The space complexity is linear in the worst case because if all values are unique, the set stores all n elements.
Test Cases
solution = Solution()
assert solution.containsDuplicate([1, 2, 3, 1]) is True # duplicate exists
assert solution.containsDuplicate([1, 2, 3, 4]) is False # all unique
assert solution.containsDuplicate([1, 1, 1, 1]) is True # all identical
assert solution.containsDuplicate([42]) is False # single element
assert solution.containsDuplicate([-1, -2, -3, -1]) is True # negative duplicate
assert solution.containsDuplicate([0, 1, 2, 3, 0]) is True # duplicate at ends
assert solution.containsDuplicate([5, 4, 3, 2, 1]) is False # descending unique
assert solution.containsDuplicate([100000, -100000]) is False # extreme values
assert solution.containsDuplicate([2, 14, 18, 22, 22]) is True # duplicate near end
assert solution.containsDuplicate(list(range(10000))) is False # large unique array
Test Summary
| Test | Why |
|---|---|
[1,2,3,1] |
Basic duplicate detection |
[1,2,3,4] |
Confirms unique arrays return false |
[1,1,1,1] |
Tests repeated identical values |
[42] |
Smallest valid input |
[-1,-2,-3,-1] |
Ensures negative values work correctly |
[0,1,2,3,0] |
Duplicate appears far apart |
[5,4,3,2,1] |
Unique elements in reverse order |
[100000,-100000] |
Large positive and negative values |
[2,14,18,22,22] |
Duplicate near the end |
range(10000) |
Stress test for performance |
Edge Cases
Single Element Array
An array with only one element can never contain duplicates because there is no second occurrence possible.

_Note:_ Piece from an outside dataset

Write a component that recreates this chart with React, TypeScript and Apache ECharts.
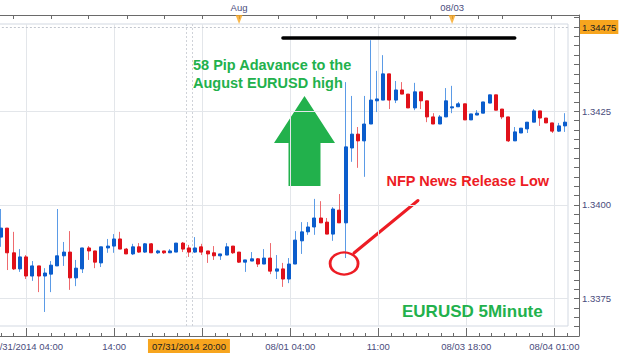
import React, { useEffect, useRef } from 'react';
import * as echarts from 'echarts';

// ---- data (5-minute EURUSD candles) ----
const candleOpen = [
  1.33914, 1.33938, 1.33872, 1.33829, 1.33861, 1.3381, 1.33837, 1.3381, 1.33815, 1.33837,
  1.33864, 1.33874, 1.33805, 1.33829, 1.33885, 1.33877, 1.33845, 1.33885, 1.3389, 1.33909,
  1.33882, 1.33869, 1.33888, 1.33874, 1.33896, 1.33872, 1.33877, 1.33872, 1.33874, 1.33898,
  1.33885, 1.33874, 1.33888, 1.33877, 1.33872, 1.33864, 1.33866, 1.3389, 1.33874, 1.33847,
  1.3385, 1.33856, 1.33842, 1.33858, 1.33823, 1.33829, 1.33802, 1.33842, 1.33904, 1.33928,
  1.33941, 1.33965, 1.33954, 1.33922, 1.33986, 1.33952, 1.34152, 1.34189, 1.34171, 1.34216,
  1.34278, 1.3428, 1.3435, 1.3428, 1.34307, 1.34296, 1.34259, 1.34302, 1.34278, 1.34235,
  1.34216, 1.34235, 1.34259, 1.34262, 1.3427, 1.34227, 1.3424, 1.34245, 1.34272, 1.34294,
  1.34256, 1.34235, 1.34171, 1.34192, 1.34203, 1.34221, 1.34251, 1.34232, 1.34219, 1.34197,
  1.34211,
];
const candleClose = [
  1.33938, 1.33872, 1.33829, 1.33861, 1.3381, 1.33837, 1.3381, 1.33818, 1.33839, 1.33864,
  1.33874, 1.33805, 1.33831, 1.33885, 1.33877, 1.33847, 1.33888, 1.3389, 1.33909, 1.33882,
  1.33869, 1.33888, 1.33874, 1.33896, 1.33872, 1.33877, 1.33872, 1.33877, 1.33898, 1.33882,
  1.33874, 1.33885, 1.33874, 1.33869, 1.33864, 1.33869, 1.33888, 1.33872, 1.33847, 1.33853,
  1.33856, 1.33842, 1.33858, 1.33823, 1.33829, 1.33802, 1.33842, 1.33906, 1.33928, 1.33941,
  1.33965, 1.33952, 1.33922, 1.33989, 1.33952, 1.34155, 1.34189, 1.34171, 1.34216, 1.3428,
  1.34283, 1.3435, 1.3428, 1.34307, 1.34296, 1.34259, 1.34302, 1.34278, 1.34235, 1.34216,
  1.34235, 1.34278, 1.34262, 1.3427, 1.34227, 1.34243, 1.34245, 1.34275, 1.34294, 1.34253,
  1.34235, 1.34171, 1.34195, 1.34205, 1.34221, 1.34251, 1.34232, 1.34219, 1.34197, 1.34211,
  1.34221,
];
const candleLow = [
  1.33888, 1.33826, 1.33826, 1.33821, 1.33802, 1.33797, 1.33767, 1.33714, 1.33767, 1.33837,
  1.33837, 1.33773, 1.33783, 1.33818, 1.33853, 1.33831, 1.33834, 1.33872, 1.33872, 1.33882,
  1.33869, 1.33866, 1.33872, 1.33872, 1.33872, 1.33869, 1.33869, 1.33872, 1.33874, 1.33874,
  1.33861, 1.33872, 1.33866, 1.33845, 1.33853, 1.33853, 1.33866, 1.33869, 1.33845, 1.33821,
  1.3385, 1.33834, 1.33842, 1.33815, 1.33802, 1.33781, 1.33791, 1.33842, 1.33869, 1.3392,
  1.3392, 1.33952, 1.33922, 1.33904, 1.33952, 1.33858, 1.34115, 1.34099, 1.34075, 1.34216,
  1.34248, 1.3428, 1.34256, 1.34272, 1.34296, 1.34259, 1.34253, 1.34256, 1.34221, 1.34216,
  1.34216, 1.34235, 1.34245, 1.34262, 1.34227, 1.34227, 1.3424, 1.34245, 1.34272, 1.34253,
  1.34229, 1.34168, 1.34171, 1.34192, 1.34192, 1.34221, 1.34211, 1.34219, 1.34192, 1.34195,
  1.34195,
];
const candleHigh = [
  1.33989, 1.33938, 1.33928, 1.33882, 1.33866, 1.3385, 1.33837, 1.33831, 1.3385, 1.33989,
  1.33901, 1.3393, 1.33853, 1.33885, 1.3389, 1.33877, 1.33888, 1.33909, 1.33922, 1.33928,
  1.33885, 1.33896, 1.33898, 1.33898, 1.33898, 1.3388, 1.33877, 1.33882, 1.33898, 1.33901,
  1.33893, 1.33914, 1.33896, 1.33877, 1.3389, 1.33869, 1.33898, 1.3389, 1.33874, 1.33853,
  1.33874, 1.33858, 1.33882, 1.33898, 1.33866, 1.33845, 1.33858, 1.3393, 1.33954, 1.33954,
  1.34016, 1.3401, 1.33965, 1.33994, 1.34029, 1.34328, 1.34291, 1.34208, 1.34291, 1.3444,
  1.34358, 1.344, 1.3435, 1.34331, 1.34328, 1.34296, 1.34326, 1.34302, 1.34278, 1.34245,
  1.3424, 1.34312, 1.34318, 1.34275, 1.3427, 1.34243, 1.34253, 1.34275, 1.34294, 1.34294,
  1.34256, 1.34235, 1.34208, 1.34205, 1.34221, 1.34256, 1.34251, 1.34232, 1.34219, 1.34219,
  1.34245,
];

// bottom time axis labels (one per major tick)
const timeLabels = ['07/31/2014 04:00', '14:00', '', '08/01 04:00', '11:00', '08/03 18:00', '08/04 01:00'];
// vertical grid lines, in candle-index units
const gridLinePos = [4, 18.05, 32.1, 46.15, 60.2, 74.25, 88.3];
// top axis ticks and session labels, in candle-index units
const topTickPos = [1.9, 8, 14, 20.1, 26.1, 32.1, 38, 44.3, 50.3, 55.2, 59.5, 64.3, 68.5, 72, 76.1, 80, 87.9];
const sessionPos = [38, 72];
const sessionLabels = ['Aug', '08/03'];
// right price axis labels
const priceLabels = [1.3375, 1.34, 1.3425];
const lastPrice = 1.34475;
const augustHigh = 1.34447;
const highLineFrom = 45;
const highLineTo = 82;
const nfpIndex = 55;
const crosshairIndex = 30;
const crosshairLabel = '07/31/2014 20:00';

const FONT = '"Liberation Sans", Arial, sans-serif';
const BLUE = '#0b5dcc';
const RED_C = '#e0111a';
const BLUE_W = '#5b9be6';
const RED_W = '#ee6a6e';
const AXIS = '#6a6a6a';
const LABEL = '#4a4c7c';
const GRID = '#e3e6ea';
const ORANGE = '#f7a51e';
const GREEN = '#22b14c';
const RED = '#ed1c24';
const PRICE_AXIS_MAX = 1.34507;

export default function App() {
  const ref = useRef<HTMLDivElement>(null);
  useEffect(() => {
    const chart = echarts.init(ref.current as HTMLDivElement, undefined, { renderer: 'svg' });
    const cats = candleOpen.map((_, i) => String(i));
    const wickData = candleOpen.map((o, i) => [o, candleClose[i], candleLow[i], candleHigh[i]]);
    const bodyData = candleOpen.map((o, i) => [
      o,
      candleClose[i],
      Math.min(o, candleClose[i]),
      Math.max(o, candleClose[i]),
    ]);

    const option: any = {
      animation: false,
      backgroundColor: '#ffffff',
      textStyle: { fontFamily: FONT },
      grid: [
        { left: -2.13, top: 24, width: 570.13, height: 302, show: true, borderColor: '#d3d9e2', borderWidth: 1, backgroundColor: 'rgba(0,0,0,0)', containLabel: false, outerBoundsMode: 'none' },
        { left: -61.95, top: 15, width: 640.95, height: 321, show: false, containLabel: false, outerBoundsMode: 'none' },
      ],
      xAxis: [
        { type: 'category', gridIndex: 0, data: cats, show: false, boundaryGap: true },
        {
          type: 'value', gridIndex: 0, min: -0.5, max: 90.5, position: 'bottom',
          axisLine: { show: false, onZero: false },
          axisTick: { show: false, customValues: gridLinePos },
          axisLabel: { show: false },
          splitLine: { show: true, lineStyle: { color: GRID, width: 1 } },
        },
        {
          type: 'value', gridIndex: 1, position: 'bottom', min: -7, max: 43.96, interval: 1,
          axisLine: { show: true, onZero: false, lineStyle: { color: AXIS } },
          axisTick: { show: true, inside: true, length: 3, lineStyle: { color: AXIS } },
          axisLabel: { show: false },
          splitLine: { show: false },
        },
        {
          type: 'value', gridIndex: 1, position: 'bottom', min: -7, max: 43.96, interval: 7,
          axisLine: { show: false, onZero: false },
          axisTick: { show: true, inside: true, length: 8, lineStyle: { color: AXIS } },
          axisLabel: {
            show: true, margin: 5, color: LABEL, fontSize: 9.5, fontFamily: FONT,
            formatter: (v: number) => {
              const k = Math.round(v / 7);
              if (Math.abs(v - k * 7) < 1e-6 && k >= 0 && k < timeLabels.length) return timeLabels[k];
              return '';
            },
          },
          splitLine: { show: false },
        },
        {
          type: 'value', gridIndex: 1, position: 'top', min: -10.048, max: 92.26,
          axisLine: { show: true, onZero: false, lineStyle: { color: AXIS } },
          axisTick: { show: true, inside: true, length: 4, lineStyle: { color: AXIS }, customValues: topTickPos },
          axisLabel: {
            show: true, margin: 3, color: LABEL, fontSize: 9.5, fontFamily: FONT, customValues: sessionPos,
            formatter: (v: number) => {
              const k = sessionPos.findIndex((p) => Math.abs(p - v) < 1e-6);
              return k >= 0 ? sessionLabels[k] : '';
            },
          },
          splitLine: { show: false },
        },
      ],
      yAxis: [
        {
          type: 'value', gridIndex: 0, min: 1.336765, max: 1.344832,
          axisLine: { show: false, onZero: false },
          axisTick: { show: false, customValues: priceLabels },
          axisLabel: { show: false },
          splitLine: { show: true, lineStyle: { color: GRID, width: 1 } },
        },
        {
          type: 'value', gridIndex: 1, position: 'right', min: 1.3365, max: PRICE_AXIS_MAX, interval: 0.00025,
          axisLine: { show: true, onZero: false, lineStyle: { color: AXIS } },
          axisTick: { show: true, inside: true, length: 5, lineStyle: { color: AXIS } },
          axisLabel: {
            show: true, margin: 3, color: LABEL, fontSize: 9.5, fontFamily: FONT,
            formatter: (v: number) => (priceLabels.some((p) => Math.abs(p - v) < 1e-7) ? v.toFixed(4) : ''),
          },
          splitLine: { show: false },
        },
      ],
      series: [
        {
          name: 'wicks', type: 'candlestick', xAxisIndex: 0, yAxisIndex: 0, data: wickData, barWidth: 1, silent: true,
          itemStyle: { color: BLUE_W, color0: RED_W, borderColor: BLUE_W, borderColor0: RED_W, borderWidth: 1 },
        },
        {
          name: 'bodies', type: 'candlestick', xAxisIndex: 0, yAxisIndex: 0, data: bodyData, barWidth: 3.5, silent: true,
          itemStyle: { color: BLUE, color0: RED_C, borderColor: BLUE, borderColor0: RED_C, borderWidth: 1 },
          markLine: {
            symbol: 'none', silent: true, precision: 5,
            data: [
              [
                { coord: [highLineFrom, augustHigh], lineStyle: { color: '#000', width: 3.5, type: 'solid', cap: 'round' }, label: { show: false } },
                { coord: [highLineTo, augustHigh] },
              ],
            ],
          },
          markPoint: {
            silent: true,
            data: [
              {
                coord: [nfpIndex, candleLow[nfpIndex]], symbol: 'circle', symbolSize: [28, 22], symbolOffset: [-1.5, 5.5],
                itemStyle: { color: 'rgba(0,0,0,0)', borderColor: RED, borderWidth: 2.5 },
                label: { show: false },
              },
            ],
          },
        },
        {
          name: 'markers', type: 'line', xAxisIndex: 1, yAxisIndex: 0, data: [], silent: true,
          markLine: {
            symbol: 'none', silent: true, precision: 5,
            data: [
              {
                yAxis: lastPrice,
                lineStyle: { type: [2, 2], color: '#c2c6ce', width: 1 },
                label: {
                  show: true, position: 'end', distance: 12, formatter: lastPrice.toFixed(5),
                  backgroundColor: ORANGE, color: '#222', padding: [2, 2], fontSize: 9.5, fontFamily: FONT,
                },
              },
              { xAxis: crosshairIndex - 0.5, lineStyle: { type: [2, 2], color: '#cfd2d8', width: 1 }, label: { show: false } },
              { xAxis: crosshairIndex + 0.5, lineStyle: { type: [2, 2], color: '#cfd2d8', width: 1 }, label: { show: false } },
              {
                xAxis: crosshairIndex, lineStyle: { color: 'rgba(0,0,0,0)', width: 0 },
                label: {
                  show: true, position: 'start', distance: 13, formatter: crosshairLabel, opacity: 1,
                  backgroundColor: ORANGE, color: '#222', padding: [2, 4], fontSize: 9.5, fontFamily: FONT,
                },
              },
            ],
          },
        },
        {
          name: 'sessions', type: 'scatter', xAxisIndex: 4, yAxisIndex: 1, silent: true, clip: false,
          data: sessionPos.map((p) => [p, PRICE_AXIS_MAX]),
          symbol: 'path://M0 0L8 0L4 10Z', symbolSize: [7, 9], symbolOffset: [0, 4.5],
          itemStyle: { color: ORANGE },
        },
      ],
      graphic: [
        {
          type: 'text', x: 193, y: 56.5, silent: true, z: 10,
          style: { text: '58 Pip Adavance to the\nAugust EURUSD high', fill: GREEN, fontSize: 14.5, fontWeight: 'bold', fontFamily: FONT, lineHeight: 17.7, verticalAlign: 'top' },
        },
        {
          type: 'polygon', silent: true,
          shape: { points: [[304.5, 96], [335, 143], [320.5, 143], [320.5, 186], [288.5, 186], [288.5, 143], [274, 143]] },
          style: { fill: GREEN },
        },
        {
          type: 'text', x: 386.5, y: 172.5, silent: true, z: 10,
          style: { text: 'NFP News Release Low', fill: RED, fontSize: 14.5, fontWeight: 'bold', fontFamily: FONT, lineHeight: 17, verticalAlign: 'top' },
        },
        {
          type: 'line', silent: true,
          shape: { x1: 354, y1: 253, x2: 418, y2: 200.5 },
          style: { stroke: RED, lineWidth: 3, lineCap: 'round' },
        },
        {
          type: 'text', x: 402, y: 302, silent: true, z: 10,
          style: { text: 'EURUSD 5Minute', fill: GREEN, fontSize: 17, fontWeight: 'bold', fontFamily: FONT, lineHeight: 18, verticalAlign: 'top' },
        },
      ],
    };
    chart.setOption(option);
    return () => chart.dispose();
  }, []);
  return <div ref={ref} style={{ position: 'fixed', left: 0, top: 0, width: 624, height: 355, background: '#fff' }} />;
}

A buggy implementation might incorrectly assume at least two elements exist and attempt invalid comparisons. The hash set approach handles this naturally. The loop runs once, adds the element to the set, and returns False.
Duplicate Appears Late
Consider an input like [1,2,3,4,5,1].
A naive implementation that incorrectly stops early or fails to track all previous elements might miss the duplicate because the repeated value is far from its first occurrence.
The hash set solution correctly stores every previously seen value, so the final 1 is detected immediately.
All Elements Identical
For input [7,7,7,7], duplicates appear immediately.
Some inefficient implementations may continue scanning even after finding a duplicate, wasting time unnecessarily.
This implementation returns True as soon as the second 7 is encountered, providing an early exit and optimal behavior.